With the ECB warrantying that it will be lender of last resort to Euro zone governments it seems that the risk of a break up of the Euro is no longer. Be that as if may, as each day passes the cost of maintaining the Euro becomes more and more apparent. The charge is not one of market turmoil, sovereign funding cost, financial sector imbalances or fiscal discipline but a more fundamental issue of price discovery and factor and goods market equilibrium. If a single currency is to persist, domestic prices of all things, goods, services and inputs, need to be flexible so that markets clear. Yet we know that for various reasons wages tend to be sticky upwards, that is, wages are easier to raise than to lower. Labour laws and unions are the main reasons for this asymmetry of wage friction. As a result, the labour market fails to clear and we have Euro zone unemployment close to 12% with youth unemployment substantially higher and Club Med countries running at double the zone’s average.
Taken together the common currency and current labour market regulations fail to clear the labour market.
More generally, a common currency requires factor price flexibility to achieve market clearing efficiency.
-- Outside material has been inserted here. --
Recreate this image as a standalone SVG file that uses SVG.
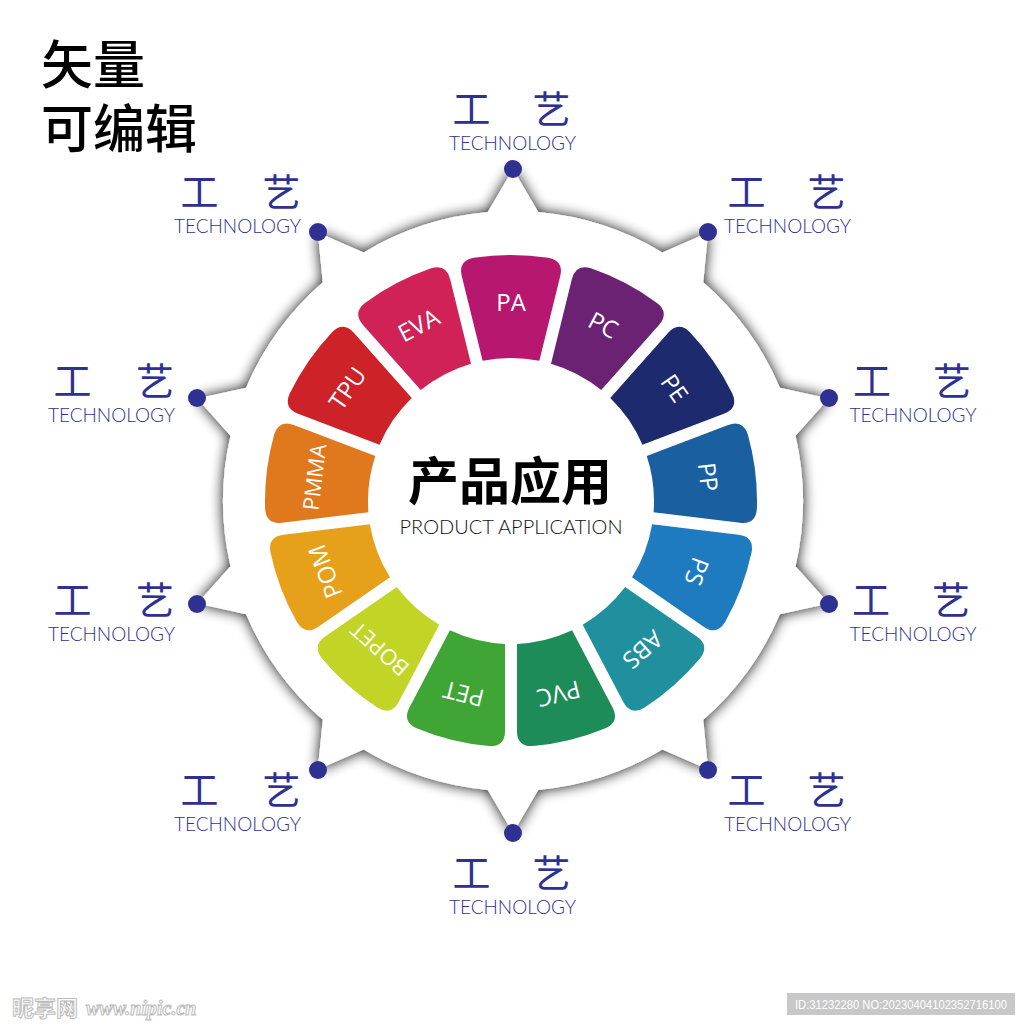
<svg xmlns="http://www.w3.org/2000/svg" xmlns:xlink="http://www.w3.org/1999/xlink" width="1024" height="1024" viewBox="0 0 1024 1024">
<style>
.title{font-family:"Noto Sans CJK SC","Noto Sans",sans-serif;font-size:52px;font-weight:500;fill:#000}
.cn{font-family:"Noto Sans CJK SC","Noto Sans",sans-serif;font-size:38px;fill:#2E3192;text-anchor:middle}
.en{font-family:Lato,"Open Sans",sans-serif;font-size:19px;font-weight:300;fill:#2E3192;text-anchor:middle}
.seg text{font-family:"Open Sans","Noto Sans",sans-serif;font-size:24px;fill:#fff;text-anchor:middle}
.dot{fill:#2E3192}
</style>
<defs>
<filter id="sh" x="-20%" y="-20%" width="140%" height="140%">
<feGaussianBlur in="SourceAlpha" stdDeviation="7"/>
<feComponentTransfer><feFuncA type="linear" slope="0.95"/></feComponentTransfer>
<feMerge><feMergeNode/><feMergeNode in="SourceGraphic"/></feMerge>
</filter>
<path id="seg" d="M-28.37,-140.16 L-49.20,-224.68 Q-53.03,-240.22 -37.30,-243.16 A246,246 0 0 1 37.30,-243.16 Q53.03,-240.22 49.20,-224.68 L28.37,-140.16 A143,143 0 0 0 -28.37,-140.16 Z"/>
</defs>
<rect width="1024" height="1024" fill="#fff"/>
<g id="title">
<text class="title" x="41" y="84">矢量</text>
<text class="title" x="41" y="148">可编辑</text>
</g>
<g id="gear" filter="url(#sh)">
<path fill="#fff" d="M487.72,212.10 L513,169 L538.28,212.10 A290,290 0 0 1 662.36,252.42 L708.15,232.41 L703.26,282.13 A290,290 0 0 1 779.95,387.69 L828.75,398.41 L795.57,435.76 A290,290 0 0 1 795.57,566.24 L828.75,603.59 L779.95,614.31 A290,290 0 0 1 703.26,719.87 L708.15,769.59 L662.36,749.58 A290,290 0 0 1 538.28,789.90 L513,833 L487.72,789.90 A290,290 0 0 1 363.64,749.58 L317.85,769.59 L322.74,719.87 A290,290 0 0 1 246.05,614.31 L197.25,603.59 L230.43,566.24 A290,290 0 0 1 230.43,435.76 L197.25,398.41 L246.05,387.69 A290,290 0 0 1 322.74,282.13 L317.85,232.41 L363.64,252.42 A290,290 0 0 1 487.72,212.10 Z"/>
</g>
<g id="connectors"></g>
<g id="ring" class="seg">
<g id="seg-pa" transform="translate(511,501) rotate(0)"><use xlink:href="#seg" fill="#B8176F"/><text x="0" y="-190">PA</text></g>
<g id="seg-pc" transform="translate(511,501) rotate(27.692)"><use xlink:href="#seg" fill="#6B2273"/><text x="0" y="-190">PC</text></g>
<g id="seg-pe" transform="translate(511,501) rotate(55.385)"><use xlink:href="#seg" fill="#1E2A6E"/><text x="0" y="-190">PE</text></g>
<g id="seg-pp" transform="translate(511,501) rotate(83.077)"><use xlink:href="#seg" fill="#1A5F9F"/><text x="0" y="-190">PP</text></g>
<g id="seg-ps" transform="translate(511,501) rotate(110.769)"><use xlink:href="#seg" fill="#1F7BBF"/><text x="0" y="-190">PS</text></g>
<g id="seg-abs" transform="translate(511,501) rotate(138.462)"><use xlink:href="#seg" fill="#21909E"/><text x="0" y="-190">ABS</text></g>
<g id="seg-pvc" transform="translate(511,501) rotate(166.154)"><use xlink:href="#seg" fill="#1E8C58"/><text x="0" y="-190">PVC</text></g>
<g id="seg-pet" transform="translate(511,501) rotate(193.846)"><use xlink:href="#seg" fill="#3FA535"/><text x="0" y="-190">PET</text></g>
<g id="seg-bopet" transform="translate(511,501) rotate(221.538)"><use xlink:href="#seg" fill="#C2D425"/><text x="0" y="-190" style="font-size:22px">BOPET</text></g>
<g id="seg-pom" transform="translate(511,501) rotate(249.231)"><use xlink:href="#seg" fill="#E7A01A"/><text x="0" y="-190">POM</text></g>
<g id="seg-pmma" transform="translate(511,501) rotate(276.923)"><use xlink:href="#seg" fill="#E0781E"/><text x="0" y="-190" style="font-size:22px">PMMA</text></g>
<g id="seg-tpu" transform="translate(511,501) rotate(304.615)"><use xlink:href="#seg" fill="#CD2328"/><text x="0" y="-190">TPU</text></g>
<g id="seg-eva" transform="translate(511,501) rotate(332.308)"><use xlink:href="#seg" fill="#D12258"/><text x="0" y="-190">EVA</text></g>
</g>
<g id="center">
<text x="510" y="500" style="font-family:'Noto Sans CJK SC',sans-serif;font-size:51px;font-weight:700;text-anchor:middle;fill:#000">产品应用</text>
<text x="511" y="534" style="font-family:Lato,'Open Sans',sans-serif;font-size:20px;font-weight:300;text-anchor:middle;fill:#111">PRODUCT APPLICATION</text>
</g>
<g id="tech-1"><circle class="dot" cx="513" cy="169" r="9"/><text class="cn" x="471.5" y="123">工</text><text class="cn" x="551.5" y="123">艺</text><text class="en" x="512.5" y="150">TECHNOLOGY</text></g>
<g id="tech-2"><circle class="dot" cx="708" cy="232" r="9"/><text class="cn" x="746.5" y="206">工</text><text class="cn" x="826.5" y="206">艺</text><text class="en" x="787.5" y="233">TECHNOLOGY</text></g>
<g id="tech-3"><circle class="dot" cx="829" cy="398" r="9"/><text class="cn" x="872" y="395">工</text><text class="cn" x="952" y="395">艺</text><text class="en" x="913" y="422">TECHNOLOGY</text></g>
<g id="tech-4"><circle class="dot" cx="829" cy="604" r="9"/><text class="cn" x="871" y="614">工</text><text class="cn" x="951" y="614">艺</text><text class="en" x="913" y="641">TECHNOLOGY</text></g>
<g id="tech-5"><circle class="dot" cx="708" cy="770" r="9"/><text class="cn" x="746.5" y="804">工</text><text class="cn" x="826.5" y="804">艺</text><text class="en" x="787.5" y="831">TECHNOLOGY</text></g>
<g id="tech-6"><circle class="dot" cx="513" cy="833" r="9"/><text class="cn" x="471.5" y="887">工</text><text class="cn" x="551.5" y="887">艺</text><text class="en" x="512.5" y="914">TECHNOLOGY</text></g>
<g id="tech-7"><circle class="dot" cx="318" cy="770" r="9"/><text class="cn" x="199.5" y="804">工</text><text class="cn" x="281.5" y="804">艺</text><text class="en" x="237.5" y="831">TECHNOLOGY</text></g>
<g id="tech-8"><circle class="dot" cx="197" cy="604" r="9"/><text class="cn" x="72.5" y="614">工</text><text class="cn" x="155" y="614">艺</text><text class="en" x="111.5" y="641">TECHNOLOGY</text></g>
<g id="tech-9"><circle class="dot" cx="197" cy="398" r="9"/><text class="cn" x="72.5" y="395">工</text><text class="cn" x="155" y="395">艺</text><text class="en" x="111.5" y="422">TECHNOLOGY</text></g>
<g id="tech-10"><circle class="dot" cx="318" cy="232" r="9"/><text class="cn" x="199.5" y="206">工</text><text class="cn" x="281.5" y="206">艺</text><text class="en" x="237.5" y="233">TECHNOLOGY</text></g>
<g id="watermark">
<text x="12" y="1016" style="font-family:'Noto Sans CJK SC',sans-serif;font-size:22px;font-weight:700;fill:#fff;stroke:#bbb;stroke-width:1">昵享网</text>
<text x="86" y="1015" style="font-family:'Liberation Serif',serif;font-size:20px;font-style:italic;font-weight:700;fill:#fff;stroke:#bbb;stroke-width:1">www.nipic.cn</text>
<rect x="787" y="993" width="228" height="22" fill="#C8C8C8"/>
<text x="901" y="1008.5" textLength="212" lengthAdjust="spacingAndGlyphs" style="font-family:'Liberation Sans',sans-serif;font-size:12px;fill:#fff;text-anchor:middle">ID:31232280 NO:20230404102352716100</text>
</g>
</svg>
The price of capital and land are less problematic. Land prices in Spain and Italy have been correcting since 2008.
This may impoverish home owners and impair consumption through a negative wealth effect but they are less debilitating and political. And the downward adjustment is economically a good thing. If governments then try to prop up housing values or interfere in markets for capital then the inefficiencies that plague the labour market will be replicated in these other factor markets. Capital markets already face inefficiencies arising from Basel rules and the Eurozone’s own efforts at financial sector regulation that they need not be exacerbated in the Euro zone. Land is already facing its own analog of unemployment. This is the true cost of maintaining the Euro.
Now we are told of all the trade barriers that would automatically materialize should the Euro be dismantled. This need not be. It is, only because we make it so. Any new impediments would be political constructs which had been enacted and not some natural behavioral phenomenon.
Today, it seems the Euro is safe from fission, saved by the ECBs backstop. How long will it be before Euro zone leaders, economists and people realize the true cost of maintaining the Euro? It may not be an instantaneous, financial market crisis type event that breaks the Euro, just too many people unemployed for too long.